While the shop has many in-house capabilities, ZDP utilizes outside machine shops for machining work on both stock and performance builds. Having built-up a great reputation in just a few years, ZDP recently received work from a new customer with a Ford Powerstroke.
“This customer had called around and couldn’t find anybody who was willing to rebuild his engine for him,” Zeigler says. “Then, he came across us.”
The customer had a 400,000-mile 7.3L Powerstroke engine in need of a rebuild. According to Zeigler, the engine had excessive blow by.
“He wanted to do a rebuild on it and turn up the power a little bit,” he says. “He’s pretty much put a whole new body on this truck, and the truck is worth putting the money into, so we rebuilt the engine for him.”
After tearing the engine apart, ZDP could see that cylinder five was gauged up pretty bad.

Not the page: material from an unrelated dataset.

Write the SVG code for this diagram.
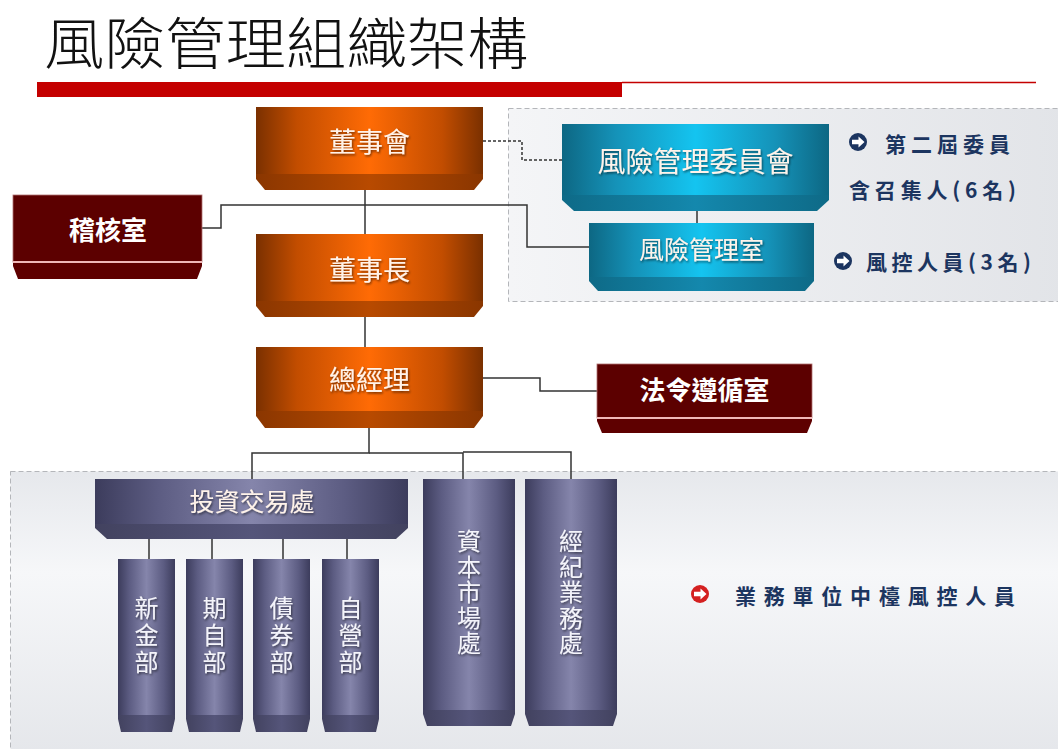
<svg xmlns="http://www.w3.org/2000/svg" width="1058" height="749" viewBox="0 0 1058 749">
<defs>
<linearGradient id="gOr" x1="0" y1="0" x2="1" y2="0">
<stop offset="0" stop-color="#7a3000"/><stop offset="0.18" stop-color="#c24d00"/><stop offset="0.5" stop-color="#ff6b05"/><stop offset="0.82" stop-color="#c24d00"/><stop offset="1" stop-color="#7a3000"/>
</linearGradient>
<linearGradient id="gOrB" x1="0" y1="0" x2="1" y2="0">
<stop offset="0" stop-color="#8a3600"/><stop offset="0.5" stop-color="#b84a00"/><stop offset="1" stop-color="#8a3600"/>
</linearGradient>
<linearGradient id="gTe" x1="0" y1="0" x2="1" y2="0">
<stop offset="0" stop-color="#0d6783"/><stop offset="0.2" stop-color="#1592b8"/><stop offset="0.5" stop-color="#14c4f0"/><stop offset="0.8" stop-color="#1592b8"/><stop offset="1" stop-color="#0d6783"/>
</linearGradient>
<linearGradient id="gTeB" x1="0" y1="0" x2="1" y2="0">
<stop offset="0" stop-color="#0e6a87"/><stop offset="0.5" stop-color="#1488ad"/><stop offset="1" stop-color="#0e6a87"/>
</linearGradient>
<linearGradient id="gPu" x1="0" y1="0" x2="1" y2="0">
<stop offset="0" stop-color="#3c3c5c"/><stop offset="0.2" stop-color="#5c5c82"/><stop offset="0.5" stop-color="#8585ab"/><stop offset="0.8" stop-color="#5c5c82"/><stop offset="1" stop-color="#3c3c5c"/>
</linearGradient>
<linearGradient id="gPuB" x1="0" y1="0" x2="1" y2="0">
<stop offset="0" stop-color="#42425f"/><stop offset="0.5" stop-color="#55557a"/><stop offset="1" stop-color="#42425f"/>
</linearGradient>
<linearGradient id="gPanel" x1="0" y1="0" x2="0" y2="1">
<stop offset="0" stop-color="#e6e8ec"/><stop offset="0.35" stop-color="#f6f7f9"/><stop offset="1" stop-color="#e4e6ea"/>
</linearGradient>
<linearGradient id="gPanel2" x1="0" y1="0" x2="1" y2="0">
<stop offset="0" stop-color="#f4f5f7"/><stop offset="1" stop-color="#e2e4e8"/>
</linearGradient>
<filter id="sh" x="-10%" y="-20%" width="120%" height="140%">
<feDropShadow dx="1" dy="1.5" stdDeviation="1" flood-color="#000" flood-opacity="0.55"/>
</filter>
<g id="arrowIcon">
<circle cx="0" cy="0" r="9"/>
<path d="M-6,-2.2 H0.5 V-5.5 L6.5,0 L0.5,5.5 V2.2 H-6 Z" fill="#fff"/>
</g>
</defs>
<style>
.title{font-family:"Noto Sans CJK TC","Noto Sans CJK SC",sans-serif;font-size:56px;font-weight:300;fill:#111}
.nt{font-family:"Noto Sans CJK TC","Noto Sans CJK SC",sans-serif;fill:#fff3ea;text-anchor:middle;filter:url(#sh)}
.vt{font-family:"Noto Sans CJK TC","Noto Sans CJK SC",sans-serif;fill:#f4f4fa;text-anchor:middle;filter:url(#sh);writing-mode:vertical-rl;font-size:24px}
.nt2{font-family:"Noto Sans CJK TC","Noto Sans CJK SC",sans-serif;fill:#fff;text-anchor:middle;font-weight:bold}
.note{font-family:"Noto Sans CJK TC","Noto Sans CJK SC",serif;font-weight:bold;fill:#1c3560;font-size:21px}
.conn{fill:none;stroke:#333;stroke-width:1.5}
.dash{fill:none;stroke:#333;stroke-width:1.5;stroke-dasharray:3 2}
.panel{stroke:#b4b6ba;stroke-width:1;stroke-dasharray:5 3}
.dr{fill:#5c0000}
.drb{fill:#5e0000}
</style>

<rect width="1058" height="749" fill="#fff"/>

<!-- title -->
<text class="title" x="44" y="64" textLength="484" lengthAdjust="spacingAndGlyphs">風險管理組織架構</text>
<rect x="37" y="82" width="585" height="15" fill="#c40000"/>
<line x1="622" y1="82.5" x2="1036" y2="82.5" stroke="#c40000" stroke-width="1.5"/>

<!-- panels -->
<rect class="panel" x="508.5" y="108.5" width="560" height="193" fill="url(#gPanel2)"/>
<rect class="panel" x="10.5" y="471.5" width="1060" height="290" fill="url(#gPanel)"/>

<!-- connectors -->
<g id="connectors">
<path class="dash" d="M483,141 H522 V160 H562"/>
<path class="conn" d="M365,190 V234"/>
<path class="conn" d="M202,228 H221 V205 H527 V247 H589"/>
<path class="conn" d="M697,211 V223"/>
<path class="conn" d="M365,317 V347"/>
<path class="conn" d="M483,378 H540 V391 H597"/>
<path class="conn" d="M369,428 V453 H252 V479"/>
<path class="conn" d="M369,453 H463 V479"/>
<path class="conn" d="M463,452 H571 V479"/>
<path class="conn" d="M149,539 V559 M212,539 V559 M283,539 V559 M347,539 V559"/>
</g>

<!-- 董事會 -->
<g id="n-board">
<rect x="256" y="107" width="227" height="68" fill="url(#gOr)"/>
<path d="M256,174 H483 V179 L474,190 H265 L256,179 Z" fill="url(#gOrB)"/>
<text class="nt" x="369.5" y="152" font-size="27">董事會</text>
</g>

<!-- 稽核室 -->
<g id="n-audit">
<rect x="13" y="195" width="189" height="67" class="dr" stroke="#b07070" stroke-width="0.8"/>
<line x1="13" y1="262" x2="202" y2="262" stroke="#f0b8b8" stroke-width="2"/>
<path d="M13,263 H202 V266 L197,279 H18 L13,266 Z" class="drb"/>
<text class="nt2" x="108" y="240" font-size="26">稽核室</text>
</g>

<!-- 董事長 -->
<g id="n-chair">
<rect x="256" y="234" width="227" height="68" fill="url(#gOr)"/>
<path d="M256,301 H483 V306 L474,317 H265 L256,306 Z" fill="url(#gOrB)"/>
<text class="nt" x="369.5" y="280" font-size="27">董事長</text>
</g>

<!-- 總經理 -->
<g id="n-gm">
<rect x="256" y="347" width="227" height="65" fill="url(#gOr)"/>
<path d="M256,411 H483 V416 L474,428 H265 L256,416 Z" fill="url(#gOrB)"/>
<text class="nt" x="369.5" y="390" font-size="27">總經理</text>
</g>

<!-- 法令遵循室 -->
<g id="n-compliance">
<rect x="597" y="364" width="215" height="54" class="dr" stroke="#b07070" stroke-width="0.8"/>
<line x1="597" y1="418" x2="812" y2="418" stroke="#f0b8b8" stroke-width="2"/>
<path d="M597,419 H812 V421 L807,433 H602 L597,421 Z" class="drb"/>
<text class="nt2" x="704.5" y="400" font-size="26">法令遵循室</text>
</g>

<!-- 風險管理委員會 -->
<g id="n-rmc">
<rect x="562" y="124" width="267" height="72" fill="url(#gTe)"/>
<path d="M562,195 H829 V200 L817,211 H574 L562,200 Z" fill="url(#gTeB)"/>
<text class="nt" x="695.5" y="172" font-size="28" fill="#f2fbff">風險管理委員會</text>
</g>

<!-- 風險管理室 -->
<g id="n-rmo">
<rect x="589" y="223" width="225" height="55" fill="url(#gTe)"/>
<path d="M589,277 H814 V281 L805,291 H598 L589,281 Z" fill="url(#gTeB)"/>
<text class="nt" x="701.5" y="259" font-size="25">風險管理室</text>
</g>

<!-- notes top right -->
<g id="notes-top">
<use href="#arrowIcon" x="858" y="142" fill="#1c3560"/>
<text class="note" x="885" y="152" textLength="125" lengthAdjust="spacing">第二屆委員</text>
<text class="note" x="849" y="198" textLength="167" lengthAdjust="spacing">含召集人(6名)</text>
<use href="#arrowIcon" x="843" y="261" fill="#1c3560"/>
<text class="note" x="866" y="270" textLength="165" lengthAdjust="spacing">風控人員(3名)</text>
</g>

<!-- 投資交易處 -->
<g id="n-invest">
<rect x="95" y="479" width="313" height="46" fill="url(#gPu)"/>
<path d="M95,524 H408 V528 L396,539 H107 L95,528 Z" fill="url(#gPuB)"/>
<text class="nt" x="252" y="511" font-size="25" fill="#f4f4fa">投資交易處</text>
</g>

<!-- sub units -->
<g id="n-newfin">
<rect x="118" y="559" width="57" height="157" fill="url(#gPu)"/>
<path d="M118,715 H175 V719 L172,732 H121 L118,719 Z" fill="url(#gPuB)"/>
<text class="vt" x="146.5" y="636" letter-spacing="3">新金部</text>
</g>
<g id="n-futures">
<rect x="186" y="559" width="57" height="157" fill="url(#gPu)"/>
<path d="M186,715 H243 V719 L240,732 H189 L186,719 Z" fill="url(#gPuB)"/>
<text class="vt" x="214.5" y="636" letter-spacing="3">期自部</text>
</g>
<g id="n-bond">
<rect x="253" y="559" width="57" height="157" fill="url(#gPu)"/>
<path d="M253,715 H310 V719 L307,732 H256 L253,719 Z" fill="url(#gPuB)"/>
<text class="vt" x="281.5" y="636" letter-spacing="3">債券部</text>
</g>
<g id="n-prop">
<rect x="322" y="559" width="57" height="157" fill="url(#gPu)"/>
<path d="M322,715 H379 V719 L376,732 H325 L322,719 Z" fill="url(#gPuB)"/>
<text class="vt" x="350.5" y="636" letter-spacing="3">自營部</text>
</g>

<!-- 資本市場處 -->
<g id="n-capital">
<rect x="423" y="479" width="92" height="232" fill="url(#gPu)"/>
<path d="M423,710 H515 V714 L511,726 H427 L423,714 Z" fill="url(#gPuB)"/>
<text class="vt" x="469" y="593" letter-spacing="1.5">資本市場處</text>
</g>

<!-- 經紀業務處 -->
<g id="n-brokerage">
<rect x="525" y="479" width="92" height="232" fill="url(#gPu)"/>
<path d="M525,710 H617 V714 L613,726 H529 L525,714 Z" fill="url(#gPuB)"/>
<text class="vt" x="571" y="593" letter-spacing="1.5">經紀業務處</text>
</g>

<!-- note bottom -->
<g id="notes-bottom">
<use href="#arrowIcon" x="700" y="594" fill="#d42020"/>
<text class="note" x="735" y="604" font-size="24" textLength="280" lengthAdjust="spacing">業務單位中檯風控人員</text>
</g>
</svg>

“It actually mounted the lower ring land on the piston and really chewed up the cylinder wall,” he says. “That’s where all the blow by was coming from. Believe it or not, the rest of the engine looked great. There was a little bit of cylinder glazing, but nothing crazy.”
From there, ZDP had the cylinders bored .010˝ over and the engine got a full factory Ford rebuild kit direct from Ford. Zeigler swapped out the cam with a Stage 2 Colt cam and put everything together with ARP head studs.
“As far as the engine goes, it didn’t really need extensive machine work,” he says. “Everything was pretty decent, especially for a 400,000-mile motor.”
The shop did put in BD Diesel’s manifold, up pipes and a turbo set up for more power that the customer was looking for, but the build was never intended to make world-changing power.
“This 7.3L Powerstroke is going to be a solid 400-450 horsepower at the tire and should be well over 1,000 ft.-lbs. of torque,” Zeigler says. “The engine should now run good, pull a trailer good and do everything it needs to do. This 7.3 is going in a full-on work truck, so it’s going to get used and abused.”